___ Materials provided
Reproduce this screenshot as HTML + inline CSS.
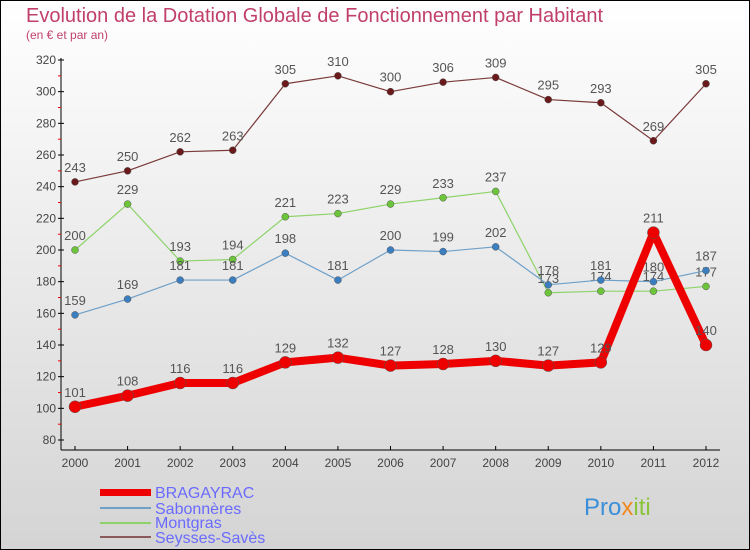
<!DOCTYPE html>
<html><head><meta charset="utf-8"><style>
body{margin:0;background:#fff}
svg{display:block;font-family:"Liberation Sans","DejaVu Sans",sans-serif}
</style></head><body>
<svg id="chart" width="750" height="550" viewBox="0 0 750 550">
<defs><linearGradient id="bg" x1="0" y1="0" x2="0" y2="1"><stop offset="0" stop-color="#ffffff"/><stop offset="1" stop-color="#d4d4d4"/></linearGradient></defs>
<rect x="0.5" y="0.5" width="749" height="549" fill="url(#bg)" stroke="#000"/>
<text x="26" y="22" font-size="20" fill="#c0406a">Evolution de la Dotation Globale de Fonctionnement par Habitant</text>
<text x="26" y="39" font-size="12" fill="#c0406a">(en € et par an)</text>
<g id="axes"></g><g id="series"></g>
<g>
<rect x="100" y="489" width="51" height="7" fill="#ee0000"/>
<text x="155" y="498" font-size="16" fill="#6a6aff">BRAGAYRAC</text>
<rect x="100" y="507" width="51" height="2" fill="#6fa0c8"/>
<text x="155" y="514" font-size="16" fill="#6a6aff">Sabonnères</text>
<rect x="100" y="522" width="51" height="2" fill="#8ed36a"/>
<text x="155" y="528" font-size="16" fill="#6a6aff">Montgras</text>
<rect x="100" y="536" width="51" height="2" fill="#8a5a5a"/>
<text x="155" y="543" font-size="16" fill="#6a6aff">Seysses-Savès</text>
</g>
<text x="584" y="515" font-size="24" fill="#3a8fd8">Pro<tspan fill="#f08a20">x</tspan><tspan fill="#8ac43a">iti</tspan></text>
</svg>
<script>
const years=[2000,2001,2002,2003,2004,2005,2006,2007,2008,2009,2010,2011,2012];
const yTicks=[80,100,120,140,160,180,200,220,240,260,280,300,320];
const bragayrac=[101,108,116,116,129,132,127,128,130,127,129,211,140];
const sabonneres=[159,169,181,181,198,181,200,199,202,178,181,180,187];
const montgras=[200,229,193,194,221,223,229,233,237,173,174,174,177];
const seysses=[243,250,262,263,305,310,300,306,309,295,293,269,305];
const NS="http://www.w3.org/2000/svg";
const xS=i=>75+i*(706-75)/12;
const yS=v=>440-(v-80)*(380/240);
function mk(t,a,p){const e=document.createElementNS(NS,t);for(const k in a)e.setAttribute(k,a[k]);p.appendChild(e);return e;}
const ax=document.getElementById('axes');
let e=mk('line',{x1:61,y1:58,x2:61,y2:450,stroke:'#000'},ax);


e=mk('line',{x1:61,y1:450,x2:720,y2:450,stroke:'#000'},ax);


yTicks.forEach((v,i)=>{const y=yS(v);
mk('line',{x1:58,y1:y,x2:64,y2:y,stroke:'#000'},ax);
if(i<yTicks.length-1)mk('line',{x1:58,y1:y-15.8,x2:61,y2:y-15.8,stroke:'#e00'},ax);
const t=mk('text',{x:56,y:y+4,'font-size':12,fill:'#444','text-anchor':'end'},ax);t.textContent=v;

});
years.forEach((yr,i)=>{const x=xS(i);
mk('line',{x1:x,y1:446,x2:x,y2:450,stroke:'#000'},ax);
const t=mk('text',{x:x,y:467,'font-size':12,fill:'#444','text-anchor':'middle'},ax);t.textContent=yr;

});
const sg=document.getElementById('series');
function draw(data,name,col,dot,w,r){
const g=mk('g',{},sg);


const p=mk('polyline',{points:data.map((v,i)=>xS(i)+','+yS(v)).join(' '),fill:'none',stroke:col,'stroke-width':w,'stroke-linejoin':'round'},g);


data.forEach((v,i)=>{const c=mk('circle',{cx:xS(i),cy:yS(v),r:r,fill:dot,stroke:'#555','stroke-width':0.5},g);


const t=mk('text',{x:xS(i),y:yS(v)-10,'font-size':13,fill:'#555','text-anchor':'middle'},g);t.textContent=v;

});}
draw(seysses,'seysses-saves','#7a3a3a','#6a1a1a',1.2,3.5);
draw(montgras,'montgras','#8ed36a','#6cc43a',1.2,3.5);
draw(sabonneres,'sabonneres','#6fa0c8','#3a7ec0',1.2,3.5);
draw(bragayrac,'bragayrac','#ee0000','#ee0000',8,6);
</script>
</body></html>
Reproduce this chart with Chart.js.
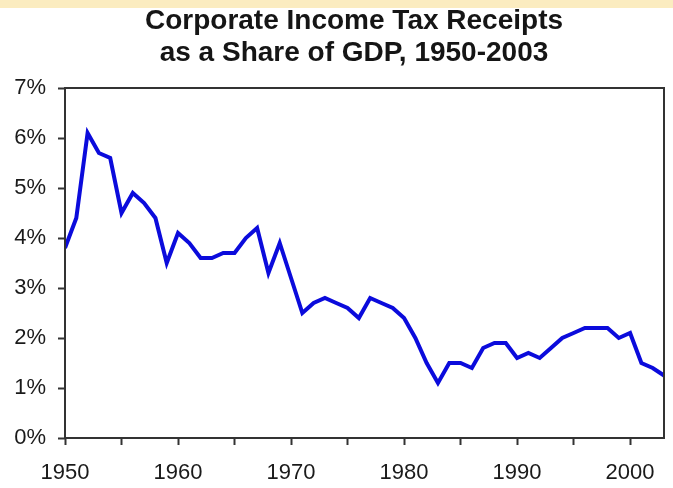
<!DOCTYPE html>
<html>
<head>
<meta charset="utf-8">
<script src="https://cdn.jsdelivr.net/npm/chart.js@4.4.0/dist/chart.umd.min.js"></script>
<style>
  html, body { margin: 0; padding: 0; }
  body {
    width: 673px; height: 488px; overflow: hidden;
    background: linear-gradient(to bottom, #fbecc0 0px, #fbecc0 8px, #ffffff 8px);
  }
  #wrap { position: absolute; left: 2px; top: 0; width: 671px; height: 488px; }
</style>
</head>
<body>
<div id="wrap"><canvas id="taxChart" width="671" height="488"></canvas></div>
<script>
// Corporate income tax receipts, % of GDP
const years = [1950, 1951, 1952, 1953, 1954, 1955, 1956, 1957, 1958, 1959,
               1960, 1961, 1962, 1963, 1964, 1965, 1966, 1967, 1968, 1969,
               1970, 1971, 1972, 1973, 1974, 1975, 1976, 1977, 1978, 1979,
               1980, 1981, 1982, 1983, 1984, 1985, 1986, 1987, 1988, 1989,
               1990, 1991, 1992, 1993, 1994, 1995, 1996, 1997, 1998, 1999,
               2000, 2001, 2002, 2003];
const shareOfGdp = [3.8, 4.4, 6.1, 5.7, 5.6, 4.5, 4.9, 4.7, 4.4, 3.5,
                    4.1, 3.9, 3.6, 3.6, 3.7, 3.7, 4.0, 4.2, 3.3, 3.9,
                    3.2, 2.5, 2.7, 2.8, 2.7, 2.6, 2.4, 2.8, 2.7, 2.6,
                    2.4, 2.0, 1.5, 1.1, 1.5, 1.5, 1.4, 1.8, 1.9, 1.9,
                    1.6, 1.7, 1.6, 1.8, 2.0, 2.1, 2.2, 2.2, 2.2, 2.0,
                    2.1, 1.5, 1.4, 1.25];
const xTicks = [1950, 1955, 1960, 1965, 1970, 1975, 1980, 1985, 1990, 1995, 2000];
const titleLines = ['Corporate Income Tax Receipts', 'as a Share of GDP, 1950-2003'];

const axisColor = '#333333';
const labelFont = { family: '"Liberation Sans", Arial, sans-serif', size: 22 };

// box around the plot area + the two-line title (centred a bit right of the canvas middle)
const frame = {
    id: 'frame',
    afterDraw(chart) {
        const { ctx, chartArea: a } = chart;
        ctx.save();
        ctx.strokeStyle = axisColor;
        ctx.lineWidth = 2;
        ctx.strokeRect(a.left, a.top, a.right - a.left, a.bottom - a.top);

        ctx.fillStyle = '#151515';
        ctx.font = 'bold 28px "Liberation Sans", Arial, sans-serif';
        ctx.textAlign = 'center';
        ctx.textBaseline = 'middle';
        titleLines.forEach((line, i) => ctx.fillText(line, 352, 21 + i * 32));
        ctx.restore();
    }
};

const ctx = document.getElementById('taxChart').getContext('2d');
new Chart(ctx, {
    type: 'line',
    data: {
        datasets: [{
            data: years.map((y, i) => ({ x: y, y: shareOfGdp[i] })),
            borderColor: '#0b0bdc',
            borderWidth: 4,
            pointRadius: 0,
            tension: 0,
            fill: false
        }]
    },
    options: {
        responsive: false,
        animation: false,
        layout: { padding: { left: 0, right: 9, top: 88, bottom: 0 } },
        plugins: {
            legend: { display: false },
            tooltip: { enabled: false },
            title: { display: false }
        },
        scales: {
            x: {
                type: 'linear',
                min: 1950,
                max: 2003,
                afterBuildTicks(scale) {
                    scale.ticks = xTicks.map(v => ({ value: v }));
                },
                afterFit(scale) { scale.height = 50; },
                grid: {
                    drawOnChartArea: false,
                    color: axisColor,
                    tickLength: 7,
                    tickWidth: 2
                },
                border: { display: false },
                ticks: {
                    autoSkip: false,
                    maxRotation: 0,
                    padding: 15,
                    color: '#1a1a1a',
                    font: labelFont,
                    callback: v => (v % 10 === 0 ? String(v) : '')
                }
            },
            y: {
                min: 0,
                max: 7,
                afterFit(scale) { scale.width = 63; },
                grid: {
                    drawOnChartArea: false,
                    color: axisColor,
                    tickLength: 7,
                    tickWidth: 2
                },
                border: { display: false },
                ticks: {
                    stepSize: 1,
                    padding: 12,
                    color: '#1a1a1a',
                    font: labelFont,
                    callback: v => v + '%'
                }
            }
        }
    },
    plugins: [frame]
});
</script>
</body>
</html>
______
Scan the material above for the string "this" and report each line where you find it.

Reproduce this screenshot as HTML + inline CSS.
Reproduce this chart with Chart.js.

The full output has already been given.